Goal: Count only the lines of the records that hold "script", then give the number without any other words.

[START]

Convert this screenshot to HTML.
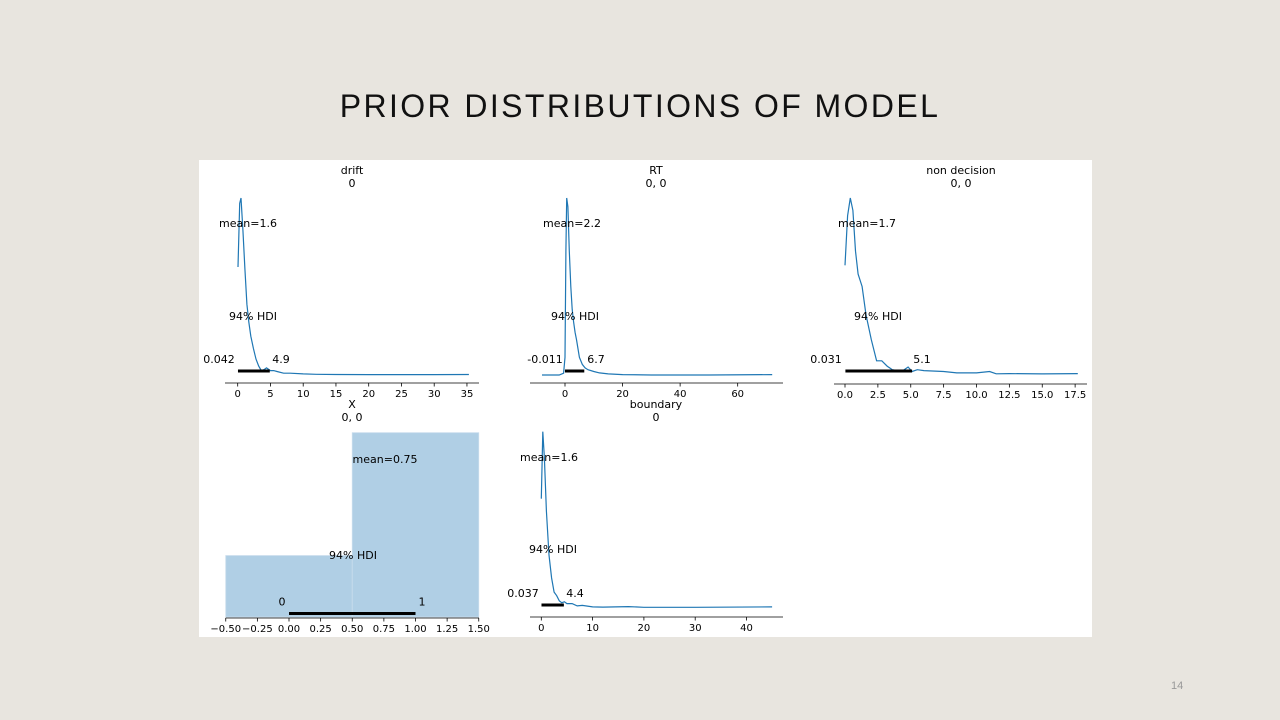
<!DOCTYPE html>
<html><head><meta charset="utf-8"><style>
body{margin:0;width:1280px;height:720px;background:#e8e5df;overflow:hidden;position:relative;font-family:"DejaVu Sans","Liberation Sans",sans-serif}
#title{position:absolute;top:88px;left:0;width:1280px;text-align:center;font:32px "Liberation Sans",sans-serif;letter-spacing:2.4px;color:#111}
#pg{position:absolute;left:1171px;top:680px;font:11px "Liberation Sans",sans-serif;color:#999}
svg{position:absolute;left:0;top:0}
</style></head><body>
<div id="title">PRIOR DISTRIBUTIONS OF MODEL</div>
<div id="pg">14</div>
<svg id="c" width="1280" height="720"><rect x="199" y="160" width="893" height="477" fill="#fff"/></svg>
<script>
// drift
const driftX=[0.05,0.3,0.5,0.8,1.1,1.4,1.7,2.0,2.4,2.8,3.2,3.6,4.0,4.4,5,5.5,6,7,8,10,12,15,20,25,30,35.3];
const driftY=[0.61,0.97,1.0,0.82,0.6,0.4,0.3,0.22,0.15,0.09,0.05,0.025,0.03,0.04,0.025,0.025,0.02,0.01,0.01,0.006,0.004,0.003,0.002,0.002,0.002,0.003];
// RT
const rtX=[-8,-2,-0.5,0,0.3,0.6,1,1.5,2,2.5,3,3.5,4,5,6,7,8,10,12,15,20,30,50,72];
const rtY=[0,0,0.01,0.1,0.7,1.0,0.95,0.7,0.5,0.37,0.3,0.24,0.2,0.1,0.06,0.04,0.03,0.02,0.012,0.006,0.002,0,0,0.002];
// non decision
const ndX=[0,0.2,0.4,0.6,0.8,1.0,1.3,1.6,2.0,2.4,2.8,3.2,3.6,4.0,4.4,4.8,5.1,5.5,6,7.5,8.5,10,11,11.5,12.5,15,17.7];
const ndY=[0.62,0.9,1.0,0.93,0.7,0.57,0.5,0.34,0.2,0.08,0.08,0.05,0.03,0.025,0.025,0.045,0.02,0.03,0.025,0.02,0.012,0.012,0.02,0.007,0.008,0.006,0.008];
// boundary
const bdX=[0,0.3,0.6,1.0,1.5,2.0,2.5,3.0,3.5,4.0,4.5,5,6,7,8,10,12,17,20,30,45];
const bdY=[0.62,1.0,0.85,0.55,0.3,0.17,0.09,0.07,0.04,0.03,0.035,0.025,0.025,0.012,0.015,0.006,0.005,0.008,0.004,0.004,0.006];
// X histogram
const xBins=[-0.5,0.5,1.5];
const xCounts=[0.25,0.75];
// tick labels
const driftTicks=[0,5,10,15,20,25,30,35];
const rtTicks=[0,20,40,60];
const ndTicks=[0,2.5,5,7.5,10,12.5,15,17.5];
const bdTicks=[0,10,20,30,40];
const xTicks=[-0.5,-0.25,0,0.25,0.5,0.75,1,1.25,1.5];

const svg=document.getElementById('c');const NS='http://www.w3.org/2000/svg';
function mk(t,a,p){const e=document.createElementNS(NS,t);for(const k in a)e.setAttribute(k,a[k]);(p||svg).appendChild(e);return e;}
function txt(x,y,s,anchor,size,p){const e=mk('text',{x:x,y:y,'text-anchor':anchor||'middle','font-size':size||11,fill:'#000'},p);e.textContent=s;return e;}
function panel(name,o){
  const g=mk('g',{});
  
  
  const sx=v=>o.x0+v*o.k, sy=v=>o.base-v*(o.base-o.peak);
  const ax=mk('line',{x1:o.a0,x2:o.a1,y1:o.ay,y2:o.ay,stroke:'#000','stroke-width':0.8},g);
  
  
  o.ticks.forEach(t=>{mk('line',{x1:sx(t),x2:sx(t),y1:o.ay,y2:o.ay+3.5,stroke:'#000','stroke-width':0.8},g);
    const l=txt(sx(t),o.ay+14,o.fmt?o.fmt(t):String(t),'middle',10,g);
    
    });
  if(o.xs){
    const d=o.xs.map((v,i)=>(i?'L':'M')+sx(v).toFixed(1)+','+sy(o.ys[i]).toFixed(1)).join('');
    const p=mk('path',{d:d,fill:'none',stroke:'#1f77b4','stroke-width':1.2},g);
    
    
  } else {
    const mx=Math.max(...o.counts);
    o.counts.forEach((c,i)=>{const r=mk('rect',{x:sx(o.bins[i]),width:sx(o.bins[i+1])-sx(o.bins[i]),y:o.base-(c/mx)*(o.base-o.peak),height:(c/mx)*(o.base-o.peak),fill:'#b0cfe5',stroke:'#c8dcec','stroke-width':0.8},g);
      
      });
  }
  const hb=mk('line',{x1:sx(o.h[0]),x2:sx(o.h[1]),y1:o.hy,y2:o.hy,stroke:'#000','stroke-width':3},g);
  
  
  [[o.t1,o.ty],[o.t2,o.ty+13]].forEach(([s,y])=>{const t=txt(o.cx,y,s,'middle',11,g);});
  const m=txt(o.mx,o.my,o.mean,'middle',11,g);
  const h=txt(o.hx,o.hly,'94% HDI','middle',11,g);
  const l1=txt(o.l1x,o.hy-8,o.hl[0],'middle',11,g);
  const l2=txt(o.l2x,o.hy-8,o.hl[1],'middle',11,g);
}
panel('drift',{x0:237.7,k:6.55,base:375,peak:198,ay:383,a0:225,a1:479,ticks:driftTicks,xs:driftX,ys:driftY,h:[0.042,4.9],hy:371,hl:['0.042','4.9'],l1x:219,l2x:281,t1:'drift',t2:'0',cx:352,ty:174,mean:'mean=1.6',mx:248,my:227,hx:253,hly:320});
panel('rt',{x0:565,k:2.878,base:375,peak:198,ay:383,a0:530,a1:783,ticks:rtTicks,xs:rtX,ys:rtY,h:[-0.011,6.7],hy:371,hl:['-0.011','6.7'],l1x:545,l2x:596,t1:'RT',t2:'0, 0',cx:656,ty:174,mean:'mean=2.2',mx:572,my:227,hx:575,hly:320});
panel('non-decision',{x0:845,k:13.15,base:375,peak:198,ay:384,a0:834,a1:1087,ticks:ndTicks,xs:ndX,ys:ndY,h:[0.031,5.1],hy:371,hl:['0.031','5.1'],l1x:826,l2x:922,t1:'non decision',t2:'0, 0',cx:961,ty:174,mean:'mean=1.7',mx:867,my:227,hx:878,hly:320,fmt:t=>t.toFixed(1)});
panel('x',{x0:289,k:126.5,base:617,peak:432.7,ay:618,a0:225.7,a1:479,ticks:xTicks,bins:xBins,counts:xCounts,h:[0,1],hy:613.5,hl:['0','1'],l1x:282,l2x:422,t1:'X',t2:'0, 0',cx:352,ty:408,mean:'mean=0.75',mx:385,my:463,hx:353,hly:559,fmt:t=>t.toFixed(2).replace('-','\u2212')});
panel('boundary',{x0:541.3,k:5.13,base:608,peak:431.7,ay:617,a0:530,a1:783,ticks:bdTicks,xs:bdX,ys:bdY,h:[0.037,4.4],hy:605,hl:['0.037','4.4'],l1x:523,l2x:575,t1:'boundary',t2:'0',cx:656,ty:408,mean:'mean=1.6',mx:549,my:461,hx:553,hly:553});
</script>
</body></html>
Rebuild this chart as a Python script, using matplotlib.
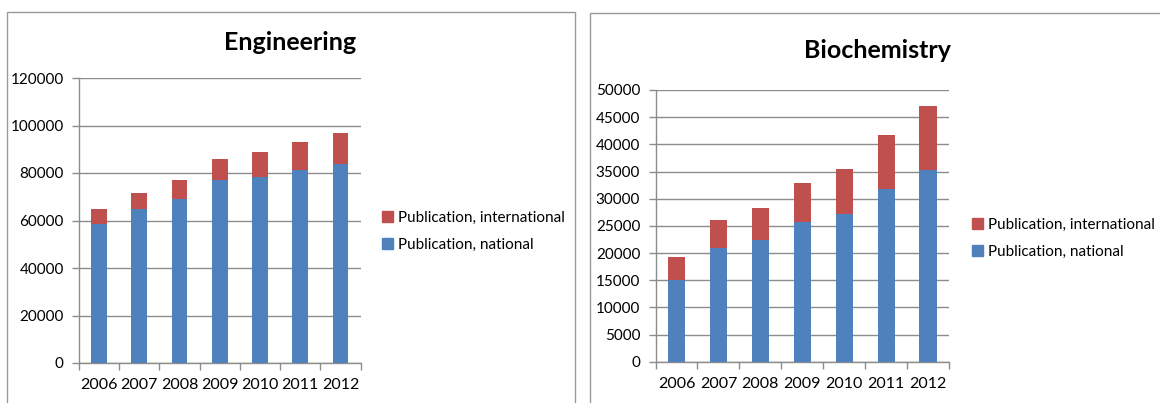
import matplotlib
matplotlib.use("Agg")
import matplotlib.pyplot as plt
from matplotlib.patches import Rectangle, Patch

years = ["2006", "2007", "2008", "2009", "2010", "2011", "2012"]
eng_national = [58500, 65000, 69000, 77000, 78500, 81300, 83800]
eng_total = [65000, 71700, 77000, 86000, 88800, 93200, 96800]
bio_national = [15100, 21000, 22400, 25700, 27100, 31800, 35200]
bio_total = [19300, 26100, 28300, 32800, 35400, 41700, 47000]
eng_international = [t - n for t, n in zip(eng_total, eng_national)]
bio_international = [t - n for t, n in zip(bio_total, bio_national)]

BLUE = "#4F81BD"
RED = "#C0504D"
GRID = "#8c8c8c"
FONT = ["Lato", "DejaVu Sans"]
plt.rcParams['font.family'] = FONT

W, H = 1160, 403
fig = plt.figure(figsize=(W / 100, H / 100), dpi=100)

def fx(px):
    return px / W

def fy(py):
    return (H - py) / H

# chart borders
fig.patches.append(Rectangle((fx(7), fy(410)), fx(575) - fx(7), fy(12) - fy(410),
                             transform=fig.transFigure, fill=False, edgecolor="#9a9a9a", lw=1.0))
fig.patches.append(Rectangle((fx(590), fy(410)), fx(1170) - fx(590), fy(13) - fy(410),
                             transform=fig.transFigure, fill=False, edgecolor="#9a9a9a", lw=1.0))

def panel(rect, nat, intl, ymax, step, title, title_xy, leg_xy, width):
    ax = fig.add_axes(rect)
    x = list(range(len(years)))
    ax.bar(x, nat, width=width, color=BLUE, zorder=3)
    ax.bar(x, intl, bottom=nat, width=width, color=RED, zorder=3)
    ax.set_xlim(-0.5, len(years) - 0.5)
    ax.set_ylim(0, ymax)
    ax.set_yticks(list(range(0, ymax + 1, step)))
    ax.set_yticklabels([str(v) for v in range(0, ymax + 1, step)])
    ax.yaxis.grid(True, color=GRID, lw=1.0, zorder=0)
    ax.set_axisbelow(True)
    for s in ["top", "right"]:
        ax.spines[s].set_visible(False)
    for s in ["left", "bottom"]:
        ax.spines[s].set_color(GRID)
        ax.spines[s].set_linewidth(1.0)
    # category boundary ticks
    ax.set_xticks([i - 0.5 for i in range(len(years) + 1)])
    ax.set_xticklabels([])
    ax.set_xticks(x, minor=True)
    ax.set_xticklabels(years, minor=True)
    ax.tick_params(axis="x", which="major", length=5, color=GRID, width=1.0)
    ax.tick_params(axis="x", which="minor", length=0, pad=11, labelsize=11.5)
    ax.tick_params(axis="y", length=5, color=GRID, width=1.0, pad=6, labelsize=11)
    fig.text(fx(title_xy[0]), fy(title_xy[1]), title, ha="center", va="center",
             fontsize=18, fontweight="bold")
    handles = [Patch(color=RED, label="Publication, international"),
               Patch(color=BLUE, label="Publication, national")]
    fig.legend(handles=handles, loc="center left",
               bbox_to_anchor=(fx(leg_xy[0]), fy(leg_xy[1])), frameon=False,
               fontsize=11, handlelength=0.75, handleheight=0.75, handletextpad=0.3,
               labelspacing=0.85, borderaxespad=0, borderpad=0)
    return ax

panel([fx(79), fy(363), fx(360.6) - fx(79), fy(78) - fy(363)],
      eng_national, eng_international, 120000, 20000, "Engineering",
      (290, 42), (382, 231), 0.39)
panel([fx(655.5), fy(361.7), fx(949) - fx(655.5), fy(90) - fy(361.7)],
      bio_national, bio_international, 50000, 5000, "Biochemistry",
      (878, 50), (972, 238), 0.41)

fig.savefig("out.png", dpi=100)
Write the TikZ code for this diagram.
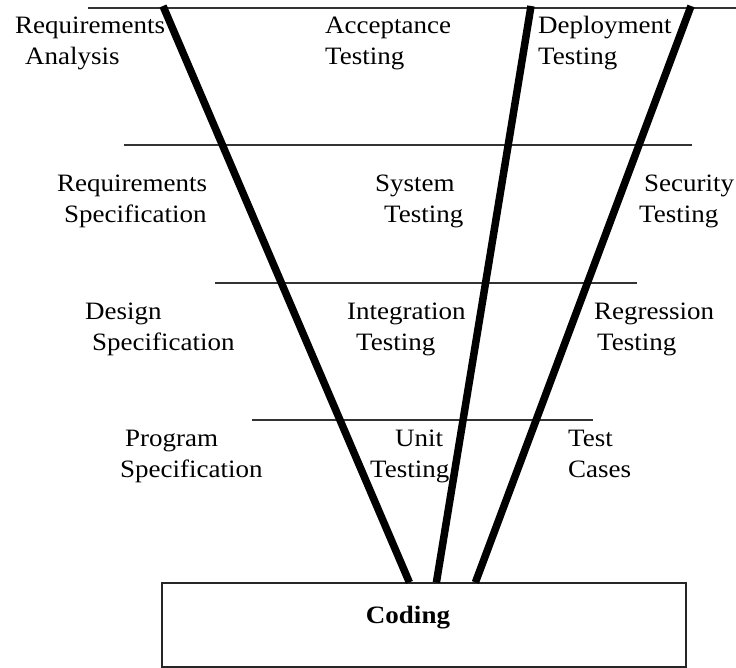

[END]

Exercise output: 3